It was standing room only with a line out the door for the celebration of life held in honor of Fiore Market Café matriarch, Anne Disselhorst, on Friday afternoon at Fremont Centre Theatre. The line was made up of friends and community members, all patrons of our beloved Café, who wanted to have a moment with Anne’s husband, Bill, and simply share their love for Anne and their sorrow for her loss. Gorgeous flowers flowed throughout the patio, lobby and restaurant; several arrangements from neighbors Patrice and Jessica of Vave Studios as well as dozens of beautiful and simple wildflowers brought by the friends who came to gather and be together.
A lovely lunch was served of some Fiore favorites along with their famous bread. How perfect that the community would gather to break bread together in the place that Anne and Bill created together. Bill told the story of how in 2010 he knew he was about to be without a job and wasn’t sure what he was going to do, “it was Anne who said, ‘how about if we do something together?’” Becoming emotional at the memory, he says it was she who energized him and gave him the inspiration to open the restaurant. In fact, just about every story told came back to a unifying theme; Anne had inspired them to pursue their dreams, to believe in themselves and follow their hearts.
After hugging and greeting well over a hundred people, Bill gathered everyone in the courtyard to thank them for being there explaining “Anne and I always wanted something like this; we didn’t want to open a restaurant and just serve food. We wanted people to come and just sit and hang out. People would come and think they had to leave and Anne would always tell them ‘no, just sit’.”Sons, Patrick and James were by their father’s side throughout the celebration, sometimes offering a hand on his shoulder for support, along with all of Anne’s brothers and sisters, nieces, nephews and friends, many of whom shared stories. Anne’s humor and sarcasm was also very present in the room with Bill explaining that, coming from the midwest where everyone is so sweet, he had never met anyone like Anne before and he loved their banter, teasing and lively conversations.

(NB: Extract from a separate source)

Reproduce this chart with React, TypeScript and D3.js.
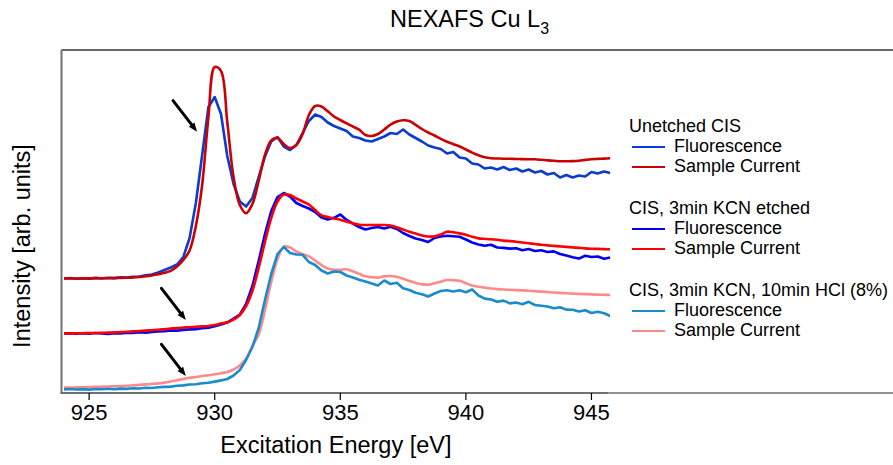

Bill said that whenever he complained to Anne about things getting rough or having to work too much, she always said, “your dream not mine”, eliciting laughter from the crowd. She said it maybe a thousand times recalled Bill, but he said, “I can tell you the story because she’s not going to be able to defend herself. It’s really not true,” going on to say it was she who made the dream possible by suggesting they do it together. “It was like lightening in a bottle and gave me a catalyst to do this. And from that moment until we opened the door, we were having amazing fun just thinking about what we were going to do here and driving around. Anne was always into antiques, that rustic look which I fell in love with.” He spoke of endless days of talking about how it would all unfold.

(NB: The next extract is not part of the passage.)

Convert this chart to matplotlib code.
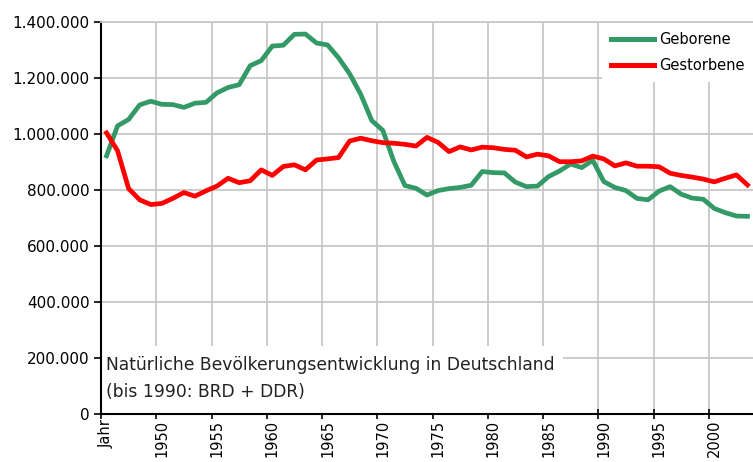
import matplotlib
matplotlib.use("Agg")
import matplotlib.pyplot as plt
from matplotlib.patches import Rectangle
from matplotlib.ticker import FuncFormatter

# category labels as in the source sheet (label column starts with the header "Jahr")
categories = ["Jahr"] + [str(y) for y in range(1946, 2004)]

# Lebendgeborene / Gestorbene, Deutschland (bis 1990: BRD + DDR), 1946-2004
geborene = [
    922000, 1029000, 1052000, 1104000, 1117000, 1106000, 1105000, 1095000, 1110000, 1113000,
    1147000, 1166000, 1176000, 1244000, 1262000, 1314000, 1317000, 1356000, 1357000, 1325000,
    1318000, 1272000, 1215000, 1142000, 1048000, 1013000, 902000, 816000, 806000, 782000,
    798000, 805000, 809000, 817000, 866000, 862000, 861000, 828000, 812000, 814000,
    848000, 868000, 893000, 880000, 906000, 830000, 809000, 798000, 770000, 765000,
    796000, 812000, 785000, 771000, 767000, 734000, 719000, 707000, 706000,
]
gestorbene = [
    1004000, 940000, 805000, 765000, 748000, 752000, 770000, 791000, 778000, 797000,
    814000, 842000, 826000, 833000, 872000, 852000, 884000, 890000, 872000, 907000,
    911000, 916000, 975000, 985000, 976000, 969000, 967000, 963000, 957000, 988000,
    970000, 937000, 954000, 943000, 953000, 951000, 945000, 942000, 918000, 928000,
    922000, 901000, 901000, 904000, 921000, 911000, 886000, 897000, 885000, 885000,
    883000, 860000, 852000, 846000, 839000, 829000, 842000, 854000, 818000,
]

GREEN = "#339966"
RED = "#ff0000"
GRID = "#c8c8c8"
FS = 10.5

plt.rcParams["font.family"] = ["DejaVu Sans"]

fig = plt.figure(figsize=(7.53, 4.62), dpi=100)
ax = fig.add_axes([101 / 753, 48 / 462, 652 / 753, 392 / 462])

pos = list(range(len(geborene)))
ax.plot(pos, geborene, color=GREEN, lw=3.4, label="Geborene", zorder=3,
        solid_joinstyle="round")
ax.plot(pos, gestorbene, color=RED, lw=3.4, label="Gestorbene", zorder=3,
        solid_joinstyle="round")

ax.set_xlim(-0.5, len(categories) - 0.5)
ax.set_ylim(0, 1400000)

# tick marks on category boundaries, labels centred on categories
step = 5
ax.set_xticks([i - 0.5 for i in range(0, len(categories), step)])
ax.set_xticklabels([])
ax.set_xticks(list(range(0, len(categories), step)), minor=True)
ax.set_xticklabels(categories[::step], minor=True, rotation=90, fontsize=FS)
ax.tick_params(axis="x", which="major", direction="inout", length=7, width=1.2)
ax.tick_params(axis="x", which="minor", length=0, pad=4)

ax.set_yticks(range(0, 1400001, 200000))
ax.yaxis.set_major_formatter(FuncFormatter(lambda v, p: f"{int(v):,}".replace(",", ".")))
ax.tick_params(axis="y", direction="out", length=5, width=1.2, labelsize=11, pad=3)

ax.grid(True, which="major", color=GRID, lw=1.3)
ax.set_axisbelow(True)

ax.spines["right"].set_visible(False)
ax.spines["top"].set_color(GRID)
ax.spines["top"].set_linewidth(1.3)
ax.spines["left"].set_linewidth(1.5)
ax.spines["bottom"].set_linewidth(1.5)

# white panel behind the caption hides the grid
ax.add_patch(Rectangle((0, 0), 0.709, 0.173, transform=ax.transAxes,
                       fc="white", ec="none", zorder=1.5))
ax.text(0.007, 0.147, "Natürliche Bevölkerungsentwicklung in Deutschland\n(bis 1990: BRD + DDR)",
        transform=ax.transAxes, ha="left", va="top", fontsize=12.3,
        color="#222222", linespacing=1.62, zorder=4)

leg = ax.legend(loc="upper right", bbox_to_anchor=(1.0, 0.997), fontsize=FS,
                frameon=True, facecolor="white", edgecolor="none", framealpha=1,
                handlelength=3.0, handletextpad=0.3, labelspacing=0.75,
                borderpad=0.6, borderaxespad=0.0, fancybox=False)
leg.get_frame().set_linewidth(0)
for line in leg.get_lines():
    line.set_linewidth(3.6)

fig.savefig("out.png", dpi=100, facecolor="white")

“I get so much credit for this. But the truth of the matter is it’s 60/40 Anne; the whole look of the place is Anne. We came up with the menu in a week in our kitchen at home.” Bill also said that a recipe wouldn’t go on the menu or as a special until Anne approved it, saying she had a 6th sense about it and he knew if she said it wasn’t right then he needed to tinker with it until she said it was perfect.
Story after story spoke of Anne’s generosity and it became clear she was not only an amazing mother to her own sons, but was a mother figure to her family members, to the Fiore staff, to young people she took in, to patrons who she took under her wing. It is obvious that Anne and Bill indeed created so much more than a restaurant, but rather a refuge, a home, a place where people want to stay a while. Bill told of a couple of regulars who would often come for lunch, have coffee, continue talking and come back in for a second meal and how much he loved that. Longtime friend and patron, Dublin Galyean, assured Bill that, “this community is going to live on, what you and Anne created is going to live on.”
Jack Bennett, director of Young Stars Theatre, described Anne as “always a pleasure to talk to and wonderful to have someone like her to have a business next to…someone you interact with every day, to have someone who was sweet, thoughtful and understanding…always letting us slip through the kitchen.”
Echoing that sentiment was Fremont Centre Theatre owner, Lissa Reynolds, who expressed gratitude that they could gather in the courtyard where Bill and Anne would relax together in the afternoon. “I used to introduce Anne saying ‘this is Anne of Anne and Bill; she’s the better part’. She’s probably the sweetest personality I’ve ever met; she just handles things with such a gentle presence” said Reynolds, explaining she recently had been compelled to fix up the garden; having just finished painting and planting last week, she now feels she was compelled for a reason and said, “I think this is the place that was meant for you all to celebrate Anne because this was her little, quiet spot. I feel her right here with us.”